Temsilcide yanılmanın hukuki yaptırımı, davanın reddi değildir. Temsilci de yanılma halinde, gerçek temsilci belirlenip, dava dilekçesi ona tebliğ edilerek, yargılamaya devam edilmesi zorunludur. Buna göre verilecek ara kararla, davanın doğru hasma yöneltilmesi için davacıya imkan sağlanması gerekir.
Somut olayda, davalı ... ile dava dışı DESKİ Genel Müdürlüğü arasındaki ilişkinin davacı tarafından bilinmesinin beklenemeyeceği, bu halde davalı ve dava dışı DESKİ Genel Müdürlüğü arasındaki ilişkinin niteliği gözetilerek, davanın ...’na yöneltilmesinin hasımda değil hasmın belirlenmesinde (temsilcide) yanılgı olduğu benimsenmelidir.
Bu halde mahkemece; hata sonucu dava dışı ..."na husumet yöneltilerek açılan davada, gerçek taraf durumundaki DESKİ Genel Müdürlüğü"ne davanın yöneltilmesinin sağlanması ile dava dilekçesi ve duruşma günü bildirir tebliğ yapılarak, savunma hakkının tanınması, hasıl olacak sonucu göre bir karar verilmesi gerekirken, yanılgılı değerlendirme sonucu, yazılı biçimde karar verilmesi usul ve yasaya aykırı görülmüş, bu husus bozmayı gerektirmiştir.

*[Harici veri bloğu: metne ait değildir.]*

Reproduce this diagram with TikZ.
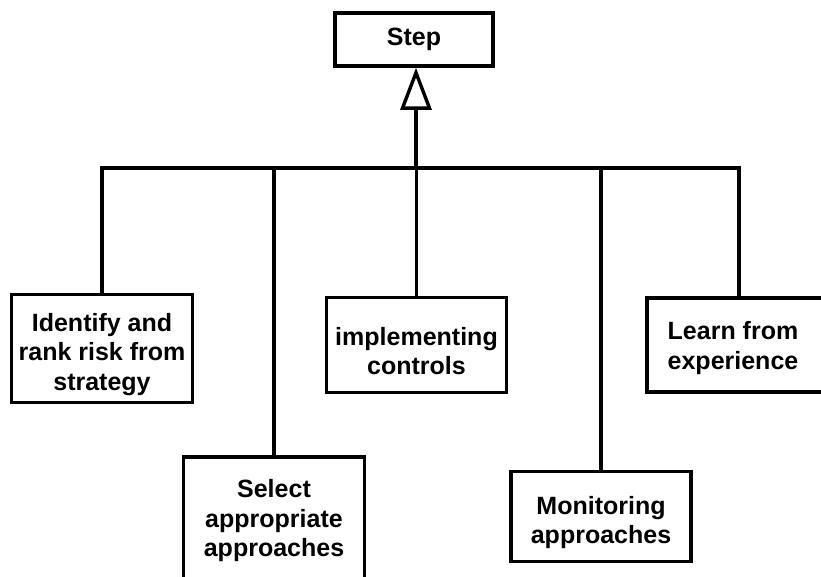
\documentclass[tikz,border=0pt]{standalone}
\usepackage{fontspec}
\setmainfont{Liberation Sans}
\usetikzlibrary{calc,arrows.meta}
% invisible strut that pushes a box's text block downwards
\newcommand\dropby[1]{\rule{0pt}{\dimexpr18.2pt+2\dimexpr#1\relax\relax}}
\begin{document}
\begin{tikzpicture}[x=1pt,y=-1pt,
  box/.style={draw, line width=3.6pt, rectangle, align=center, inner sep=0pt,
    font=\fontsize{25}{29.5}\selectfont\bfseries},
  link/.style={draw, line width=3.6pt},
  gen/.style={-{Triangle[open, length=42pt, width=31pt, line width=3.4pt]}}]
\useasboundingbox (0,0) rectangle (821,576);

% parent
\node[box, minimum width=158pt, minimum height=53pt] (step) at (414,39.5) {Step};

% children
\node[box, minimum width=181pt, minimum height=108pt] (b1) at (102,348.5)
  {\dropby{6pt}Identify and\\rank risk from\\strategy};
\node[box, minimum width=181pt, minimum height=128pt] (b2) at (274,521)
  {Select\\appropriate\\approaches};
\node[box, minimum width=180pt, minimum height=95pt] (b3) at (416.5,345)
  {\dropby{6pt}implementing\\controls};
\node[box, minimum width=180pt, minimum height=90pt] (b4) at (601,516.5)
  {\dropby{6pt}Monitoring\\approaches};
\node[box, minimum width=184pt, minimum height=94pt] (b5) at (739,345)
  {\dropby{3pt}\hspace*{-12pt}Learn from\\\hspace*{-12pt}experience};

% tree connectors
\coordinate (bar) at (416,168);
\draw[link] (b1.north) |- (b5.north |- bar) -- (b5.north);
\draw[link] (b2.north) -- (b2.north |- bar);
\draw[link] (b3.north) -- (b3.north |- bar);
\draw[link] (b4.north) -- (b4.north |- bar);
\draw[link, gen] (bar) -- (bar |- step.south);
\end{tikzpicture}
\end{document}
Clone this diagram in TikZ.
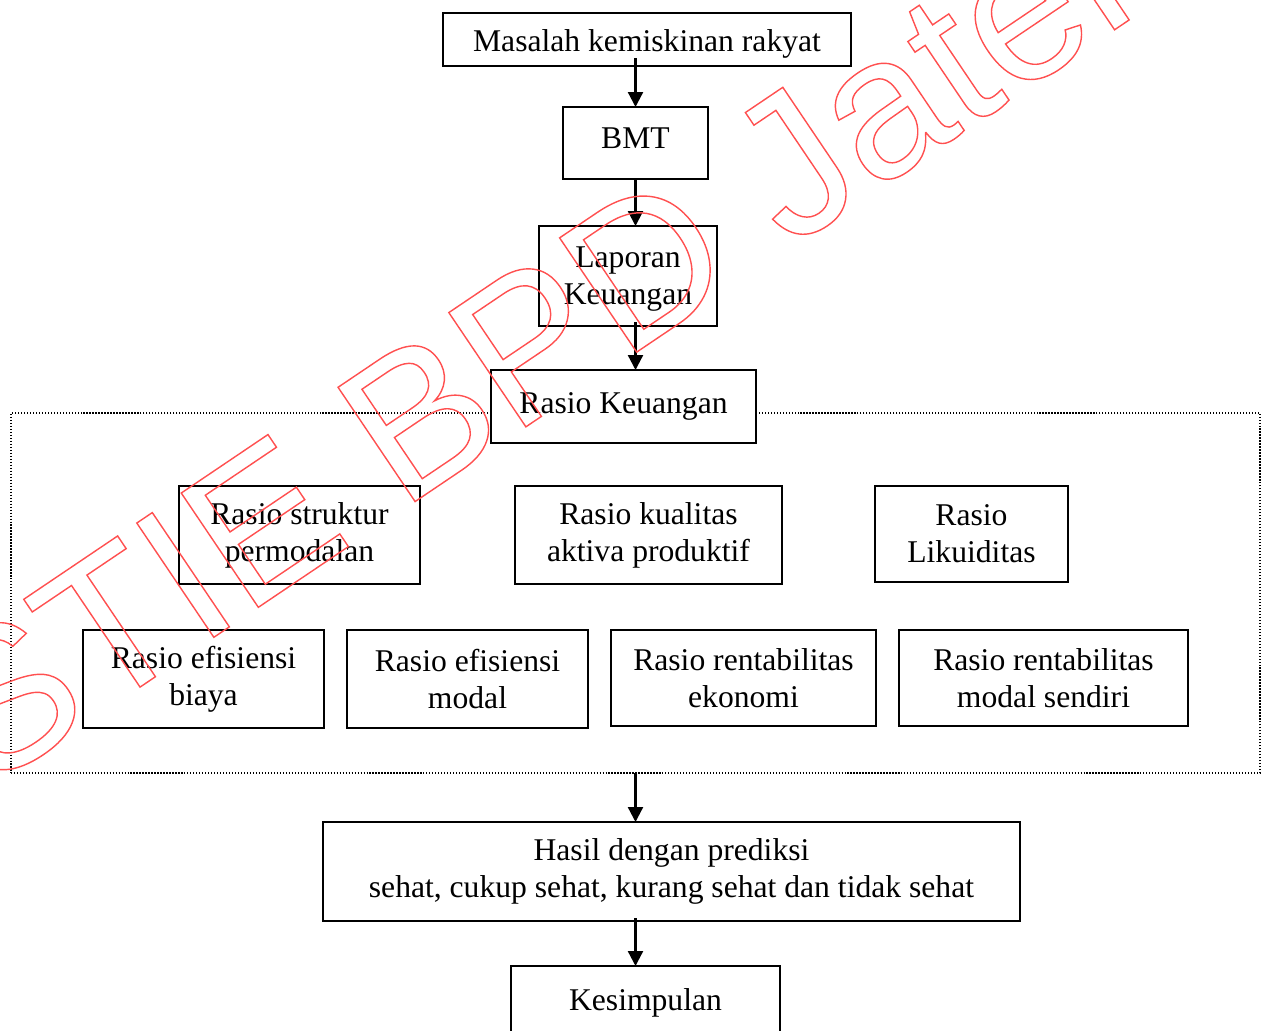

SONUÇ: Yukarıda açıklanan nedenlerle temyiz edilen hükmün HUMK’nun 428. maddesi gereğince davacı yararına BOZULMASINA ve peşin alınan temyiz harcının istek halinde temyiz edene iadesine, 6100 sayılı HMK"nun geçici madde 3 atfıyla 1086 sayılı HUMK.nun 440.maddesi gereğince kararın tebliğinden itibaren 15 günlük süre içerisinde karar düzeltme yolu açık olmak üzere, 27.06.2018 tarihinde oybirliğiyle karar verildi.